Wenn ich in spielerischer Laune bin,
mache ich mir aus den Längen- und Breitengraden ein Netz
und fange damit im Atlantischen Ozean Wale.
MARK TWAIN,
Leben auf dem Mississippi

 

 

 

Als ich ein kleines Mädchen war, schenkte mir mein Vater auf einem unserer Mittwochsausflüge eine perlenbesetzte Drahtkugel, die mir sehr gefiel. Mit einer Handbewegung konnte ich sie zu einer flachen Spirale zusammenklappen und sie dann wieder in eine hohle Kugel verwandeln. In seiner Form ähnelte mein Spielzeug einer winzigen Erdkugel, denn die beweglichen Drähte bildeten das gleiche Gittermuster, das ich auf dem Schulglobus mit seinen dünnen schwarzen Linien, den Längen- und Breitengraden, gesehen hatte. Die bunten Perlen liefen auf den Drähten hin und her wie Schiffe auf hoher See.

Mein Vater trug mich auf den Schultern die Fifth Avenue entlang zum Rockefeller Center, und vor der Statue des Atlas blieben wir stehen und betrachteten die Figur, die den Erdball auf ihren Schultern trug.

Die Bronzekugel, die Atlas hochhielt, war, wie das Drahtspielzeug in meiner Hand, ein durchsichtiger, von imaginären Linien umrissener Kosmos. Der Äquator. Die Sonnenbahn. Der Wendekreis des Krebses. Der Wendekreis des Steinbocks. Der Polarkreis. Der Nullmeridian. Schon damals sah ich in dem netzartigen Gitter, das den Globus überzog, ein machtvolles Symbol für alle Kontinente und Gewässer des Planeten.

Heute sind die Längen- und Breitengrade eine noch größere Autorität, als ich es mir vor rund vierzig Jahren hätte vorstellen können, denn sie bleiben unverändert, während die Welt unter ihnen ihr Antlitz verändert – mit Kontinenten, die auf den sich weitenden Meeren dahintreiben, und Staatsgrenzen, die durch Krieg oder Frieden immer wieder neu gezogen werden.

Den Unterschied zwischen geographischer Länge und Breite prägte ich mir als Kind mit einer Eselsbrücke ein. Die Breitengrade, die Parallelkreise, vom Äquator zu den Polen in immer kleiner werdenden, konzentrischen Ringen angeordnet, liegen wirklich parallel zueinander. Die Meridiane der Länge sind anders ausgerichtet. Sie laufen vom Nordpol zum Südpol und wieder zurück in großen Kreisen gleichen Umfangs, die an den Polen konvergieren.

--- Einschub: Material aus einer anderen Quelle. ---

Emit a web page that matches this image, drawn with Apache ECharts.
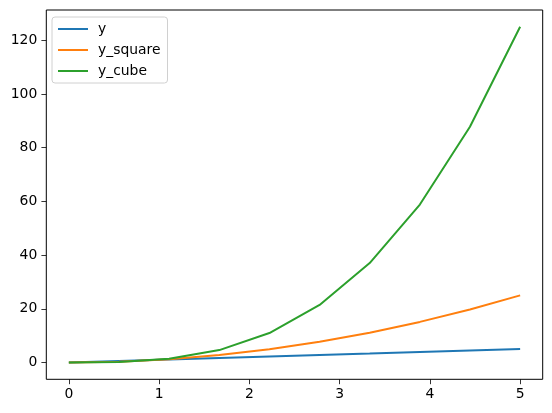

Schon im Altertum, spätestens seit dem dritten Jahrhundert vor Christi Geburt, gab es Darstellungen der Welt, auf denen Linien der Breite und der Länge eingezeichnet waren. Um 150 n. Chr. hatte der Kartograph und Astronom Ptolemäus diese Linien auf den siebenundzwanzig Blättern seines ersten Weltatlasses eingetragen. In seinem bahnbrechenden Kartenwerk waren außerdem in einem Index alle bekannten Orte aufgeführt, in alphabetischer Reihenfolge mit der jeweiligen Angabe von geographischer Länge und Breite – so gut er es eben nach Berichten von Seefahrern schätzen konnte. Ptolemäus selbst hatte nur einen theoretischen Begriff von der weiten Welt. Zu seiner Zeit glaubte man, daß in der furchtbaren Hitze am Äquator alles Leben absterben müßte.

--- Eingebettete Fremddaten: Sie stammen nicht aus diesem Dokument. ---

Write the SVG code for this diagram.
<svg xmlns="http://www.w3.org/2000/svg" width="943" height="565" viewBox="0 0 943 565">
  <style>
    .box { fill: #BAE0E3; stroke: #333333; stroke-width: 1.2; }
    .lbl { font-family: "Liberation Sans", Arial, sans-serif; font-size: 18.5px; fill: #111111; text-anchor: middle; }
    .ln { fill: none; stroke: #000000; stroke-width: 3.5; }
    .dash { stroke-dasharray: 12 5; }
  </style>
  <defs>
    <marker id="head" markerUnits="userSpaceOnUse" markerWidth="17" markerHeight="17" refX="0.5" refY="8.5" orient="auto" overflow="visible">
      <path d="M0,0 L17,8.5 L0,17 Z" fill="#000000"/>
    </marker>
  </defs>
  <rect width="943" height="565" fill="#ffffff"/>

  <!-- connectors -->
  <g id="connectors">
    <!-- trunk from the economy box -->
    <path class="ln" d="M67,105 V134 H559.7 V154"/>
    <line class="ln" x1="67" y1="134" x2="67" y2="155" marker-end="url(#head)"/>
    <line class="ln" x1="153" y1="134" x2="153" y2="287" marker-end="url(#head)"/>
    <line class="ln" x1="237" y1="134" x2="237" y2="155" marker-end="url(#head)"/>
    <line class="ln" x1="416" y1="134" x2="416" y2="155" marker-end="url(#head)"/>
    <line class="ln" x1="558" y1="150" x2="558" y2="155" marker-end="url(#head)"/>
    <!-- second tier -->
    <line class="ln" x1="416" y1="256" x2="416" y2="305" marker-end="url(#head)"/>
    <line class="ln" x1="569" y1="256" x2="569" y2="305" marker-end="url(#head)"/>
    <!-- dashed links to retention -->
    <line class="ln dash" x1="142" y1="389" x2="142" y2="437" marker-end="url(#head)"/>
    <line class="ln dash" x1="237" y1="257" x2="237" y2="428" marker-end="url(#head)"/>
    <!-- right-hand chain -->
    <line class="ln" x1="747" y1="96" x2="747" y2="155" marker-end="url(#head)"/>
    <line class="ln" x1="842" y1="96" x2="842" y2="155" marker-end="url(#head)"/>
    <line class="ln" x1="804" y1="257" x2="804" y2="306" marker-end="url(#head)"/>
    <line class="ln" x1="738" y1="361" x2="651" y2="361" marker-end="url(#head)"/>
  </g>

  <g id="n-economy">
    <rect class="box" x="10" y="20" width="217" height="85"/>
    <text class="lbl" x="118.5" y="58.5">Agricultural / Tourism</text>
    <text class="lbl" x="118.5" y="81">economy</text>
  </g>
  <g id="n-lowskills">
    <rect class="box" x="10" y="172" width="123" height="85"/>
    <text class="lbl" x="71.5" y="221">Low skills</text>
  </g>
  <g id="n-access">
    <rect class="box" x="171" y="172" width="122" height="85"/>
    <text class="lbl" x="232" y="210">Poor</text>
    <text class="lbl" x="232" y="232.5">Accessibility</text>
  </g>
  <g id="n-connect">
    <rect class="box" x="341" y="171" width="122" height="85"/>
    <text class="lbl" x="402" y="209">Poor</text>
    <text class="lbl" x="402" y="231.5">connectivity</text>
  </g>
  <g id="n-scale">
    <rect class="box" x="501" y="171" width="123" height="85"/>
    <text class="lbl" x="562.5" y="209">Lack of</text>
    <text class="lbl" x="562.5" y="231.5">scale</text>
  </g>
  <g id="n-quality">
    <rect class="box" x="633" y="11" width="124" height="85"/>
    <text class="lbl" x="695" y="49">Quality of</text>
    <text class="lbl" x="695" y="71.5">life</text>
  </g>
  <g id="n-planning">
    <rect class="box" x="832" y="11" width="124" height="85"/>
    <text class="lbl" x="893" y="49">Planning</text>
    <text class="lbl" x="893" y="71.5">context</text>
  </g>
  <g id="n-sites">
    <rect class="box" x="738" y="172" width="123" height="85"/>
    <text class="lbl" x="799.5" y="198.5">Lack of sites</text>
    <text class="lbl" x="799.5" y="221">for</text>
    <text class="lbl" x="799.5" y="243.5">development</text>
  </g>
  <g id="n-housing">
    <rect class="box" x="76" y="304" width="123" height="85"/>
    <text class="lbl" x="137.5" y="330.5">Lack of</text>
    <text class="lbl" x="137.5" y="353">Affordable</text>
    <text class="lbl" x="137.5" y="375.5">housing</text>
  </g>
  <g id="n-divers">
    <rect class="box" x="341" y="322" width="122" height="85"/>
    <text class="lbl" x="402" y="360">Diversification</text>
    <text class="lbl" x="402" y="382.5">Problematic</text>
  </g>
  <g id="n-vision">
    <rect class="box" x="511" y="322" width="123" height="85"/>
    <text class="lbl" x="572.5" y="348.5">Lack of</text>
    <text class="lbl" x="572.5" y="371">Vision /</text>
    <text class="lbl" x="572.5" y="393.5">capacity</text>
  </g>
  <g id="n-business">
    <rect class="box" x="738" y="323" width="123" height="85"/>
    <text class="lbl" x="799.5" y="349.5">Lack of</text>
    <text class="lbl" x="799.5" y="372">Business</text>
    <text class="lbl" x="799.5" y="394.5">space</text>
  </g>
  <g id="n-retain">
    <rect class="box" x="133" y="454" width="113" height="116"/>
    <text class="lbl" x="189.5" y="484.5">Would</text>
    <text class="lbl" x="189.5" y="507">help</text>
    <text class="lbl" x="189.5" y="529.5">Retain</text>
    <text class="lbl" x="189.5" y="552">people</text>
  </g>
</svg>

Der Äquator war für Ptolemäus der Null-Breitengrad. Diese Entscheidung traf er nicht willkürlich, sondern unter Berufung auf seine Vorläufer, die den Äquator bei der Beobachtung der Himmelskörper und ihrer Bewegungen aus der Natur abgeleitet hatten. Sonne, Mond und Planeten stehen am Äquator fast senkrecht über dem Betrachter. Auch der Wendekreis des Krebses und der Wendekreis des Steinbocks, zwei andere berühmte Breitengrade, werden von der Sonne bestimmt. Sie bezeichnen die nördliche und südliche Grenze der scheinbaren Sonnenbahn innerhalb eines Jahres.

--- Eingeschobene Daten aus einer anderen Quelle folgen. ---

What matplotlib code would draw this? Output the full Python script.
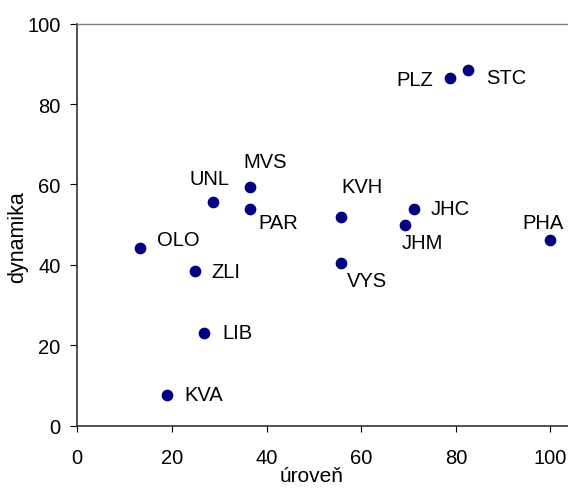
import matplotlib
matplotlib.use("Agg")
import matplotlib.pyplot as plt

plt.rcParams["font.family"] = ["Liberation Sans", "DejaVu Sans"]

## data
kraje = ["PLZ", "STC", "MVS", "UNL", "PAR", "KVH", "JHC", "JHM",
         "PHA", "OLO", "ZLI", "VYS", "LIB", "KVA"]
uroven = [78.8, 82.6, 36.4, 28.7, 36.4, 55.7, 71.1, 69.2,
          100.0, 13.2, 24.8, 55.7, 26.8, 19.0]
dynamika = [86.5, 88.5, 59.5, 55.7, 53.8, 51.9, 53.8, 50.0,
            46.1, 44.2, 38.4, 40.4, 23.1, 7.7]

## label placement (offset in pixels, horizontal alignment)
offsets = {
    "PLZ": (-17, -2, "right"),
    "STC": (18, -8, "left"),
    "MVS": (16, 25, "center"),
    "UNL": (-4, 23, "center"),
    "PAR": (29, -13, "center"),
    "KVH": (21, 31, "center"),
    "JHC": (17, 1, "left"),
    "JHM": (18, -18, "center"),
    "PHA": (-7, 18, "center"),
    "OLO": (39, 9, "center"),
    "ZLI": (17, 0, "left"),
    "VYS": (26, -17, "center"),
    "LIB": (18, 0, "left"),
    "KVA": (17, 0, "left"),
}

fig = plt.figure(figsize=(5.68, 4.89), dpi=100)
ax = fig.add_axes([0.1361, 0.1274, 0.8639, 0.8221])

ax.scatter(uroven, dynamika, s=55, color="#000080", zorder=3, clip_on=False)

for k, x, y in zip(kraje, uroven, dynamika):
    dx, dy, ha = offsets[k]
    ax.annotate(k, (x, y), xytext=(dx, dy), textcoords="offset pixels",
                ha=ha, va="center", fontsize=14.5, color="black")

ax.set_xlim(0, 103.7)
ax.set_ylim(0, 100)
ax.set_xticks(range(0, 101, 20))
ax.set_yticks(range(0, 101, 20))

ax.tick_params(axis="x", direction="out", length=4.5, width=0.8,
               labelsize=14.5, pad=11.5, colors="black")
ax.tick_params(axis="y", direction="out", length=5, width=0.8,
               labelsize=14.5, pad=7, colors="black")

ax.spines["right"].set_visible(False)
ax.spines["top"].set_color("#808080")
ax.spines["top"].set_linewidth(1.0)
ax.spines["left"].set_color("#333333")
ax.spines["left"].set_linewidth(1.2)
ax.spines["bottom"].set_color("#333333")
ax.spines["bottom"].set_linewidth(1.2)

ax.set_xlabel("úroveň", fontsize=15)
ax.set_ylabel("dynamika", fontsize=15.5)
ax.xaxis.set_label_coords(0.477, -0.1)
ax.yaxis.set_label_coords(-0.1, 0.472)

fig.savefig("out.png", dpi=100)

In bezug auf den Urmeridian, den Null-Längengrad, hatte Ptolemäus dagegen freie Hand. Er legte ihn durch die Inseln der Glückseligen (die Kanarischen Inseln beziehungsweise Madeira), vor der Nordwestküste Afrikas. Spätere Kartographen verschoben den Nullmeridian auf die Azoren und die Kapverdischen Inseln, oder sie legten ihn durch Rom, Kopenhagen, Jerusalem, St. Petersburg, Pisa, Paris und Philadelphia, bevor er endgültig auf London ausgerichtet wurde. Da sich die Welt um die eigene Achse dreht, ist irgendeine von Pol zu Pol gezogene Linie als Bezugslinie so gut wie jede andere. Die Festlegung des Nullmeridians war eine rein politische Entscheidung. Darin besteht auch der wahre, der wesentliche Unterschied zwischen Länge und Breite – neben dem oberflächlichen der Richtung, den jedes Kind sehen kann. Der Null-Breitengrad wird von den Naturgesetzen definiert, während sich der Null-Längengrad verschiebt wie der Sand der Zeit. Aufgrund dieses Unterschieds ist die Bestimmung der Breite kinderleicht, während die Bestimmung der Länge, zumal auf See, ein ausgesprochenes Problem ist – eines, das die klügsten Köpfe der Welt über viele Jahrhunderte der Menschheitsgeschichte vor ein Rätsel gestellt hat.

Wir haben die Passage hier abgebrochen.